■ Short problem ■
Reproduce the listing below character for character; drop every image.

---- Stored data

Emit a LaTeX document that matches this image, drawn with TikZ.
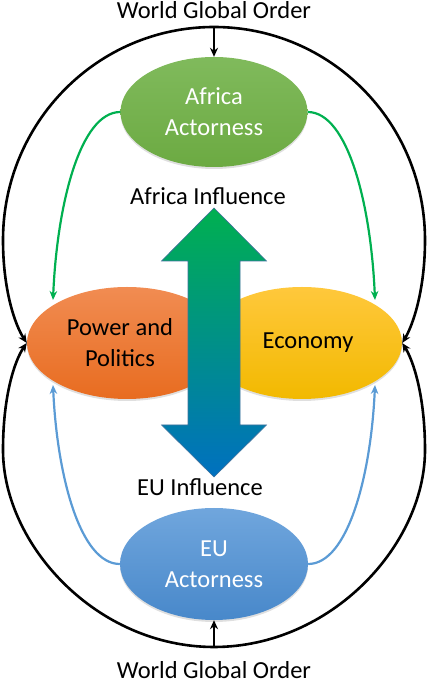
\documentclass[tikz,border=0pt]{standalone}
\usepackage{xcolor,tikz,fontspec}
\setmainfont{Carlito}
\usetikzlibrary{arrows.meta,positioning,calc,shapes.geometric,shadows}
\definecolor{afgreen}{RGB}{108,170,66}
\definecolor{afgreenlt}{RGB}{128,186,92}
\definecolor{pporange}{RGB}{232,108,32}
\definecolor{pporangelt}{RGB}{241,140,82}
\definecolor{ecyellow}{RGB}{242,185,0}
\definecolor{ecyellowlt}{RGB}{255,200,60}
\definecolor{eublue}{RGB}{72,136,202}
\definecolor{eubluelt}{RGB}{112,166,221}
\definecolor{lnkgreen}{RGB}{0,176,80}
\definecolor{lnkblue}{RGB}{91,155,213}
\definecolor{infgreen}{RGB}{0,176,80}
\definecolor{infblue}{RGB}{0,112,192}
\definecolor{infedge}{RGB}{65,113,156}
\tikzset{
  blk/.style={-{Stealth[length=9pt,width=8pt]},line width=2.6pt,draw=black},
  grn/.style={-{Stealth[length=9pt,width=7.5pt]},line width=2.2pt,draw=lnkgreen},
  blu/.style={-{Stealth[length=9pt,width=7.5pt]},line width=2.2pt,draw=lnkblue},
  oval/.style={ellipse,inner sep=0pt,align=center,font=\fontsize{24.5}{31}\selectfont,
    drop shadow={opacity=0.25,shadow xshift=0pt,shadow yshift=-2pt}},
  ttl/.style={font=\fontsize{24.5}{30}\selectfont,anchor=base,inner sep=0pt}
}
\begin{document}
\begin{tikzpicture}[x=1pt,y=1pt]
  \useasboundingbox (0,0) rectangle (428,685);
  % actors and fields
  \node[oval,minimum width=187pt,minimum height=110pt,top color=afgreenlt,bottom color=afgreen,text=white] (AA) at (214,573) {Africa\\Actorness};
  \node[oval,minimum width=200pt,minimum height=112pt,top color=pporangelt,bottom color=pporange] (PP) at (127,342) {};
  \node[oval,minimum width=200pt,minimum height=112pt,top color=ecyellowlt,bottom color=ecyellow] (EC) at (302,342) {};
  \node[oval,minimum width=188pt,minimum height=112pt,top color=eubluelt,bottom color=eublue,text=white] (EU) at (214,121) {EU\\Actorness};
  \node[align=center,font=\fontsize{24.5}{31}\selectfont] (PPt) at (120,342) {Power and\\Politics};
  \node[font=\fontsize{24.5}{31}\selectfont] (ECt) at (308,342) {Economy};
  % influence arrow
  \shade[top color=infgreen,bottom color=infblue,draw=infedge,line width=0.6pt]
    (214,477) -- (266.5,424) -- (240,424) -- (240,260) -- (266.5,260) -- (214,208)
    -- (161.5,260) -- (188,260) -- (188,424) -- (161.5,424) -- cycle;
  \node[ttl] (AI) at (208,480) {Africa Influence};
  \node[ttl] (EI) at (200,189) {EU Influence};
  % world order
  \node[ttl] (WT) at (214,666) {World Global Order};
  \node[ttl] (WB) at (214,6) {World Global Order};
  \coordinate (tc) at (214,658);
  \coordinate (bc) at (214,38);
  \draw[blk] (tc) -- (AA.north);
  \draw[blk] (bc) -- (EU.south);
  \draw[blk] (tc) .. controls (97,658) and (3,562) .. (3,445) .. controls (3,395) and (15,360) .. (PP.west);
  \draw[blk] (tc) .. controls (331,658) and (425,562) .. (425,445) .. controls (425,395) and (413,360) .. (EC.east);
  \draw[blk] (bc) .. controls (97,38) and (3,140) .. (3,235) .. controls (3,290) and (15,325) .. (PP.west);
  \draw[blk] (bc) .. controls (331,38) and (425,140) .. (425,235) .. controls (425,290) and (413,325) .. (EC.east);
  % actor links
  \draw[grn] (AA.west) .. controls (80,573) and (57,480) .. (53,385);
  \draw[grn] (AA.east) .. controls (348,573) and (371,480) .. (375,385);
  \draw[blu] (EU.west) .. controls (80,121) and (57,210) .. (53,300);
  \draw[blu] (EU.east) .. controls (348,121) and (371,210) .. (375,300);
\end{tikzpicture}
\end{document}
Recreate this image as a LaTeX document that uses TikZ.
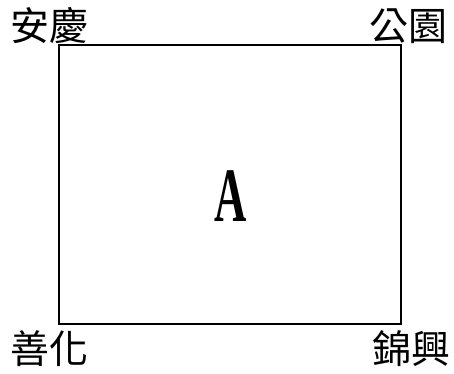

--------

■ Worked solution ■
Emit a LaTeX document that matches this image, drawn with TikZ.
\documentclass[tikz,border=0pt]{standalone}
\usepackage{xcolor,tikz,fontspec}
\setmainfont{Carlito}
\usetikzlibrary{arrows.meta,positioning,calc,shapes.geometric,shadows}
\definecolor{afgreen}{RGB}{108,170,66}
\definecolor{afgreenlt}{RGB}{128,186,92}
\definecolor{pporange}{RGB}{232,108,32}
\definecolor{pporangelt}{RGB}{241,140,82}
\definecolor{ecyellow}{RGB}{242,185,0}
\definecolor{ecyellowlt}{RGB}{255,200,60}
\definecolor{eublue}{RGB}{72,136,202}
\definecolor{eubluelt}{RGB}{112,166,221}
\definecolor{lnkgreen}{RGB}{0,176,80}
\definecolor{lnkblue}{RGB}{91,155,213}
\definecolor{infgreen}{RGB}{0,176,80}
\definecolor{infblue}{RGB}{0,112,192}
\definecolor{infedge}{RGB}{65,113,156}
\tikzset{
  blk/.style={-{Stealth[length=9pt,width=8pt]},line width=2.6pt,draw=black},
  grn/.style={-{Stealth[length=9pt,width=7.5pt]},line width=2.2pt,draw=lnkgreen},
  blu/.style={-{Stealth[length=9pt,width=7.5pt]},line width=2.2pt,draw=lnkblue},
  oval/.style={ellipse,inner sep=0pt,align=center,font=\fontsize{24.5}{31}\selectfont,
    drop shadow={opacity=0.25,shadow xshift=0pt,shadow yshift=-2pt}},
  ttl/.style={font=\fontsize{24.5}{30}\selectfont,anchor=base,inner sep=0pt}
}
\begin{document}
\begin{tikzpicture}[x=1pt,y=1pt]
  \useasboundingbox (0,0) rectangle (428,685);
  % actors and fields
  \node[oval,minimum width=187pt,minimum height=110pt,top color=afgreenlt,bottom color=afgreen,text=white] (AA) at (214,573) {Africa\\Actorness};
  \node[oval,minimum width=200pt,minimum height=112pt,top color=pporangelt,bottom color=pporange] (PP) at (127,342) {};
  \node[oval,minimum width=200pt,minimum height=112pt,top color=ecyellowlt,bottom color=ecyellow] (EC) at (302,342) {};
  \node[oval,minimum width=188pt,minimum height=112pt,top color=eubluelt,bottom color=eublue,text=white] (EU) at (214,121) {EU\\Actorness};
  \node[align=center,font=\fontsize{24.5}{31}\selectfont] (PPt) at (120,342) {Power and\\Politics};
  \node[font=\fontsize{24.5}{31}\selectfont] (ECt) at (308,342) {Economy};
  % influence arrow
  \shade[top color=infgreen,bottom color=infblue,draw=infedge,line width=0.6pt]
    (214,477) -- (266.5,424) -- (240,424) -- (240,260) -- (266.5,260) -- (214,208)
    -- (161.5,260) -- (188,260) -- (188,424) -- (161.5,424) -- cycle;
  \node[ttl] (AI) at (208,480) {Africa Influence};
  \node[ttl] (EI) at (200,189) {EU Influence};
  % world order
  \node[ttl] (WT) at (214,666) {World Global Order};
  \node[ttl] (WB) at (214,6) {World Global Order};
  \coordinate (tc) at (214,658);
  \coordinate (bc) at (214,38);
  \draw[blk] (tc) -- (AA.north);
  \draw[blk] (bc) -- (EU.south);
  \draw[blk] (tc) .. controls (97,658) and (3,562) .. (3,445) .. controls (3,395) and (15,360) .. (PP.west);
  \draw[blk] (tc) .. controls (331,658) and (425,562) .. (425,445) .. controls (425,395) and (413,360) .. (EC.east);
  \draw[blk] (bc) .. controls (97,38) and (3,140) .. (3,235) .. controls (3,290) and (15,325) .. (PP.west);
  \draw[blk] (bc) .. controls (331,38) and (425,140) .. (425,235) .. controls (425,290) and (413,325) .. (EC.east);
  % actor links
  \draw[grn] (AA.west) .. controls (80,573) and (57,480) .. (53,385);
  \draw[grn] (AA.east) .. controls (348,573) and (371,480) .. (375,385);
  \draw[blu] (EU.west) .. controls (80,121) and (57,210) .. (53,300);
  \draw[blu] (EU.east) .. controls (348,121) and (371,210) .. (375,300);
\end{tikzpicture}
\end{document}
Recreate this image as a LaTeX document that uses TikZ.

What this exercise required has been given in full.